(begin)
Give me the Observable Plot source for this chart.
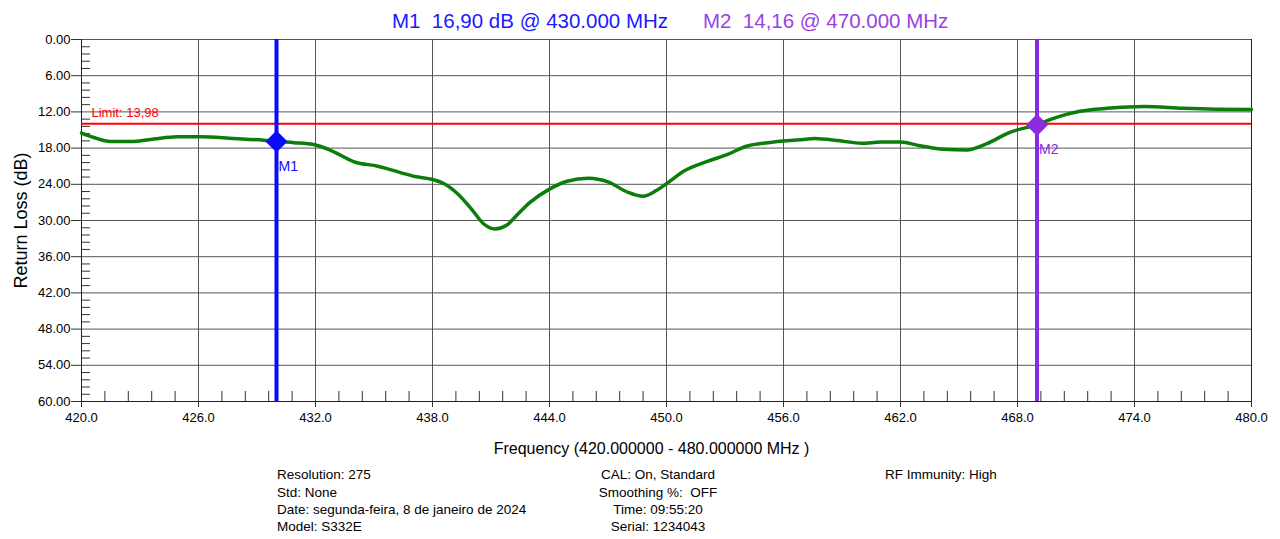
<!DOCTYPE html>
<html><head><meta charset="utf-8">
<script src="https://cdn.jsdelivr.net/npm/d3@7"></script>
<script src="https://cdn.jsdelivr.net/npm/@observablehq/plot@0.6"></script>
<style>
body{margin:0;background:#fff;font-family:"Liberation Sans",Arial,sans-serif;}
#wrap{position:relative;width:1280px;height:539px;overflow:hidden;background:#fff}
.t{position:absolute;white-space:pre;line-height:1}
#chart{position:absolute;left:0;top:30px}
</style></head><body><div id="wrap"><div id="chart"></div></div>
<script>
// ---- data ----
const freq = [420, 420.6, 421.5, 422.7, 423.7, 424.9, 426.1, 427.8, 429.35, 430, 430.9, 431.9, 432.8, 434, 435.2, 436.4, 437.1, 438, 438.6, 439.3, 440, 440.6, 441.2, 441.8, 442.3, 443, 444, 444.9, 446, 447, 448, 448.8, 449.5, 450, 450.9, 452.1, 453.1, 454.1, 455.2, 456.9, 457.6, 458.9, 460, 461, 462, 463, 464.2, 465.4, 466.4, 467.6, 469, 470, 471.2, 472.6, 474.5, 476.5, 478.2, 480];
const returnLoss = [15.5, 16.2, 16.9, 16.9, 16.5, 16.1, 16.1, 16.4, 16.7, 16.9, 17.1, 17.4, 18.4, 20.3, 21.0, 22.1, 22.7, 23.2, 23.9, 25.6, 28.1, 30.5, 31.4, 30.8, 29.2, 27.0, 24.8, 23.5, 23.0, 23.6, 25.3, 26.0, 25.0, 23.9, 21.8, 20.2, 19.1, 17.7, 17.1, 16.6, 16.4, 16.8, 17.2, 17.0, 17.0, 17.6, 18.2, 18.3, 17.3, 15.4, 14.1, 12.9, 11.9, 11.4, 11.1, 11.4, 11.55, 11.6];
const xTicks = [420, 426, 432, 438, 444, 450, 456, 462, 468, 474, 480];
const yTicks = [0, 6, 12, 18, 24, 30, 36, 42, 48, 54, 60];
const markerNames = ["M1", "M2"];
const markerFreq = [430, 469];
const markerRL = [16.9, 14.16];
const titleTexts = ["M1  16,90 dB @ 430.000 MHz", "M2  14,16 @ 470.000 MHz"];
const limitValue = 13.98;
const limitLabel = "Limit: 13,98";
const xLabel = "Frequency (420.000000 - 480.000000 MHz )";
const yLabel = "Return Loss (dB)";
const infoCol1 = ["Resolution: 275", "Std: None", "Date: segunda-feira, 8 de janeiro de 2024", "Model: S332E"];
const infoCol2 = ["CAL: On, Standard", "Smoothing %:  OFF", "Time: 09:55:20", "Serial: 1234043"];
const infoCol3 = ["RF Immunity: High"];

// ---- styles ----
const FONT = "Liberation Sans, Arial, sans-serif";
const markerColors = ["#0a0aff", "#8a2be2"];
const titleColors = ["#1a1aff", "#9b3fe6"];
const gridColor = "#555";

const wrap = document.getElementById("wrap");
// title
const titleLeft = [392, 703];
titleTexts.forEach((t, i) => {
  const d = document.createElement("div");
  d.className = "t"; d.textContent = t;
  Object.assign(d.style, {left: titleLeft[i] + "px", top: "10.5px", fontSize: "20.5px", color: titleColors[i]});
  wrap.appendChild(d);
});
// footer
const lineTops = [468.3, 485.5, 502.5, 519.5];
function addInfo(arr, style) {
  arr.forEach((t, i) => {
    const d = document.createElement("div"); d.className = "t"; d.textContent = t;
    Object.assign(d.style, {top: lineTops[i] + "px", fontSize: "13.5px", color: "#000"}, style);
    wrap.appendChild(d);
  });
}
addInfo(infoCol1, {left: "277px"});
addInfo(infoCol2, {left: "558px", width: "200px", textAlign: "center"});
addInfo(infoCol3, {left: "885px"});

const trace = freq.map((f, i) => ({f, v: returnLoss[i]}));
const minorX = d3.range(0, 51).filter(i => i % 5).map(i => 420 + i * 1.2);
const minorY = d3.range(0, 51).filter(i => i % 5).map(i => i * 1.2);

const diamond = {draw(ctx, size) {
  const r = Math.sqrt(size / Math.PI);
  ctx.moveTo(0, -r); ctx.lineTo(r, 0); ctx.lineTo(0, r); ctx.lineTo(-r, 0); ctx.closePath();
}};

const markerMarks = [];
markerNames.forEach((name, i) => {
  const m = [{f: markerFreq[i], v: markerRL[i], name}];
  markerMarks.push(
    Plot.ruleX(m, {x: "f", y1: 0, y2: 60, stroke: markerColors[i], strokeWidth: 4}),
    Plot.dot(m, {x: "f", y: "v", symbol: diamond, r: 11, fill: markerColors[i], stroke: "none"}),
    Plot.text(m, {x: "f", y: "v", text: "name", dx: 2, dy: 25, textAnchor: "start", fill: markerColors[i], fontSize: 14, fontFamily: FONT})
  );
});

const plot = Plot.plot({
  width: 1280, height: 430,
  marginTop: 9, marginBottom: 59, marginLeft: 81, marginRight: 29,
  style: {fontFamily: FONT, background: "#fff", overflow: "visible"},
  x: {domain: [420, 480]},
  y: {domain: [0, 60], reverse: true},
  marks: [
    Plot.ruleX(xTicks, {y1: 0, y2: 60, stroke: gridColor, strokeWidth: 1}),
    Plot.ruleY(yTicks, {x1: 420, x2: 480, stroke: gridColor, strokeWidth: 1}),
    Plot.ruleX(minorX, {y1: () => 60, y2: () => 60, insetTop: -10, stroke: "#333", strokeWidth: 1}),
    Plot.ruleY(minorY, {x1: () => 420, x2: () => 420, insetRight: -9, stroke: "#333", strokeWidth: 1}),
    Plot.axisX({ticks: xTicks, tickSize: 6, tickPadding: 5, tickFormat: d => d.toFixed(1), label: null, fontSize: 13, stroke: "#333"}),
    Plot.axisY({ticks: yTicks, tickSize: 10, tickPadding: 1, tickFormat: d => d.toFixed(2), label: null, fontSize: 13, stroke: "#333"}),
    Plot.ruleX([420, 480], {y1: 0, y2: 60, stroke: "#222", strokeWidth: 1}),
    Plot.ruleY([60], {x1: 420, x2: 480, stroke: "#222", strokeWidth: 1}),
    Plot.ruleY([limitValue], {x1: 420, x2: 480, stroke: "#ff0000", strokeWidth: 2}),
    Plot.text([limitLabel], {x: 420, y: limitValue, text: d => d, dx: 10, dy: -11, textAnchor: "start", fill: "#ff0000", fontSize: 13, fontFamily: FONT}),
    Plot.line(trace, {x: "f", y: "v", stroke: "#0a7d0a", strokeWidth: 3.5, curve: "monotone-x"}),
    ...markerMarks,
    Plot.text([xLabel], {frameAnchor: "bottom", dx: -15, dy: 52, text: d => d, fontSize: 16, fill: "#000", fontFamily: FONT}),
    Plot.text([yLabel], {frameAnchor: "left", textAnchor: "middle", dx: -60, rotate: -90, text: d => d, fontSize: 18, fill: "#000", fontFamily: FONT})
  ]
});
document.getElementById("chart").appendChild(plot);
</script></body></html>
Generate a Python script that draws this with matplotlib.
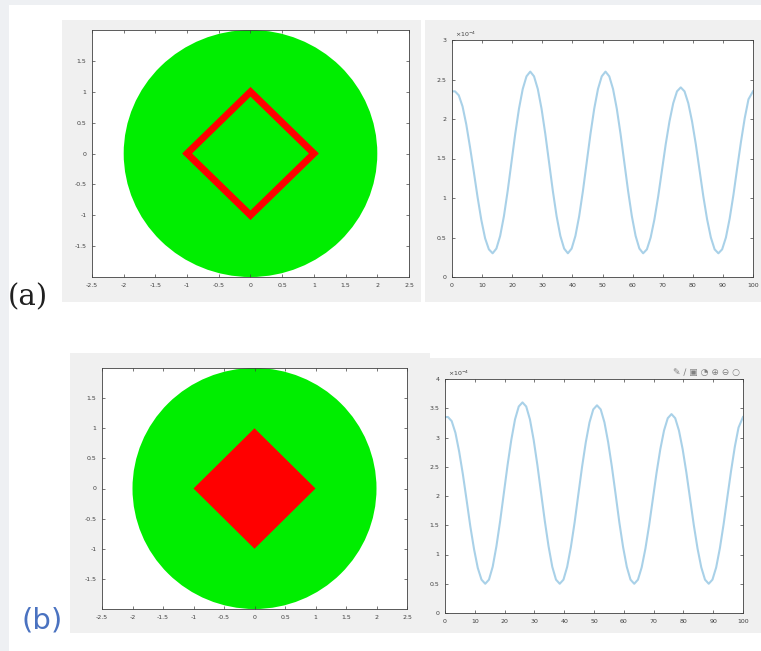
import numpy as np
import matplotlib
matplotlib.use("Agg")
import matplotlib.pyplot as plt
from matplotlib.patches import Circle, Polygon, Rectangle

# data (signal values in units of 1e-4)
diamond = [(1, 0), (0, 1), (-1, 0), (0, -1)]
radius = 2.0

x_sig = [0] + list(np.arange(1, 99, 1.25)) + [100]
sig_a = [2.35,
         2.35, 2.30, 2.16, 1.93, 1.64, 1.33, 1.01, 0.72, 0.49, 0.35, 0.30,
         0.36, 0.52, 0.77, 1.09, 1.45, 1.81, 2.13, 2.38, 2.54, 2.60,
         2.54, 2.38, 2.13, 1.81, 1.45, 1.09, 0.77, 0.52, 0.36, 0.30,
         0.36, 0.52, 0.77, 1.09, 1.45, 1.81, 2.13, 2.38, 2.54, 2.60,
         2.54, 2.38, 2.13, 1.81, 1.45, 1.09, 0.77, 0.52, 0.36, 0.30,
         0.35, 0.50, 0.73, 1.02, 1.35, 1.68, 1.97, 2.20, 2.35, 2.40,
         2.35, 2.20, 1.97, 1.68, 1.35, 1.02, 0.73, 0.50, 0.35, 0.30,
         0.35, 0.50, 0.74, 1.04, 1.38, 1.71, 2.01, 2.25,
         2.35]
sig_b = [3.35,
         3.35, 3.28, 3.08, 2.76, 2.37, 1.93, 1.48, 1.09, 0.77, 0.57, 0.50,
         0.57, 0.79, 1.14, 1.57, 2.05, 2.53, 2.96, 3.31, 3.53, 3.60,
         3.53, 3.31, 2.96, 2.53, 2.05, 1.57, 1.14, 0.79, 0.57, 0.50,
         0.57, 0.79, 1.13, 1.55, 2.03, 2.50, 2.92, 3.26, 3.48, 3.55,
         3.48, 3.26, 2.92, 2.50, 2.03, 1.55, 1.13, 0.79, 0.57, 0.50,
         0.57, 0.78, 1.10, 1.50, 1.95, 2.40, 2.80, 3.12, 3.33, 3.40,
         3.33, 3.12, 2.80, 2.40, 1.95, 1.50, 1.10, 0.78, 0.57, 0.50,
         0.57, 0.78, 1.11, 1.52, 1.98, 2.43, 2.84, 3.17,
         3.35]

W, H = 761, 651
fig = plt.figure(figsize=(W / 100, H / 100), dpi=100)
fig.patch.set_facecolor("white")

def px_rect(x0, y0, x1, y1):
    return [x0 / W, 1 - y1 / H, (x1 - x0) / W, (y1 - y0) / H]

# page strips and grey figure backgrounds of the screenshots
for (x0, y0, x1, y1), c in [((0, 0, W, 5), "#eef0f3"), ((0, 0, 9, H), "#eef0f3"),
                            ((62, 20, 421, 302), "#f0f0f0"), ((425, 20, W, 302), "#f0f0f0"),
                            ((70, 353, 430, 633), "#f0f0f0"), ((422, 358, W, 633), "#f0f0f0")]:
    r = px_rect(x0, y0, x1, y1)
    fig.patches.append(Rectangle((r[0], r[1]), r[2], r[3], transform=fig.transFigure,
                                 facecolor=c, edgecolor="none", zorder=-10))

def style(ax):
    ax.tick_params(direction="in", length=2, width=0.5, labelsize=4.5,
                   colors="#404040", top=True, right=True, pad=4)
    for s in ax.spines.values():
        s.set_linewidth(0.6)
        s.set_color("#404040")

def shape_panel(rect, filled):
    ax = fig.add_axes(px_rect(*rect))
    ax.add_patch(Circle((0, 0), radius, facecolor="#00ee00", edgecolor="none"))
    if filled:
        ax.add_patch(Polygon(diamond, closed=True, facecolor="#ff0000", edgecolor="none"))
    else:
        ax.add_patch(Polygon(diamond, closed=True, fill=False, edgecolor="#ff0000",
                             linewidth=5, joinstyle="miter"))
    ax.set_xlim(-2.5, 2.5)
    ax.set_ylim(-2, 2)
    ax.set_xticks(np.arange(-2.5, 2.6, 0.5))
    ax.set_yticks(np.arange(-1.5, 1.6, 0.5))
    ax.set_xticklabels(["-2.5", "-2", "-1.5", "-1", "-0.5", "0", "0.5", "1", "1.5", "2", "2.5"])
    ax.set_yticklabels(["-1.5", "-1", "-0.5", "0", "0.5", "1", "1.5"])
    style(ax)
    return ax

def signal_panel(rect, y, ytop, toolbar=False):
    ax = fig.add_axes(px_rect(*rect))
    ax.plot(x_sig, y, color="#a9d1e8", linewidth=1.5)
    ax.set_xlim(0, 100)
    ax.set_ylim(0, ytop)
    ax.set_xticks(np.arange(0, 101, 10))
    yt = np.arange(0, ytop + 0.01, 0.5)
    ax.set_yticks(yt)
    ax.set_yticklabels([("%g" % v) for v in yt])
    style(ax)
    ax.text(0.01, 1.005, r"$\times10^{-4}$", transform=ax.transAxes, fontsize=4.5,
            color="#404040", va="bottom", ha="left")
    if toolbar:
        ax.text(0.99, 1.01, "\u270e \u2215 \u25a3 \u25d4 \u2295 \u2296 \u25cb", transform=ax.transAxes,
                fontsize=6.5, color="#808080", va="bottom", ha="right")
    return ax

shape_panel((92, 30, 409, 277), filled=False)
signal_panel((452, 40, 753, 277), sig_a, 3)
shape_panel((102, 368, 407, 609), filled=True)
signal_panel((445, 379, 743, 613), sig_b, 4, toolbar=True)

fig.text(8 / W, 1 - 297 / H, "(a)", fontsize=21, family="DejaVu Serif",
         color="#202020", va="center", ha="left")
fig.text(21 / W, 1 - 621 / H, "(b)", fontsize=21, family="DejaVu Sans",
         color="#4a72c0", va="center", ha="left")

fig.savefig("out.png", dpi=100)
(end)
From the entries above, copy exactly the lines starting at the one with "Generate a Python" and stopping at the one with "radius = 2.0", keeping both ends. Drop the pictures.

Generate a Python script that draws this with matplotlib.
import numpy as np
import matplotlib
matplotlib.use("Agg")
import matplotlib.pyplot as plt
from matplotlib.patches import Circle, Polygon, Rectangle

# data (signal values in units of 1e-4)
diamond = [(1, 0), (0, 1), (-1, 0), (0, -1)]
radius = 2.0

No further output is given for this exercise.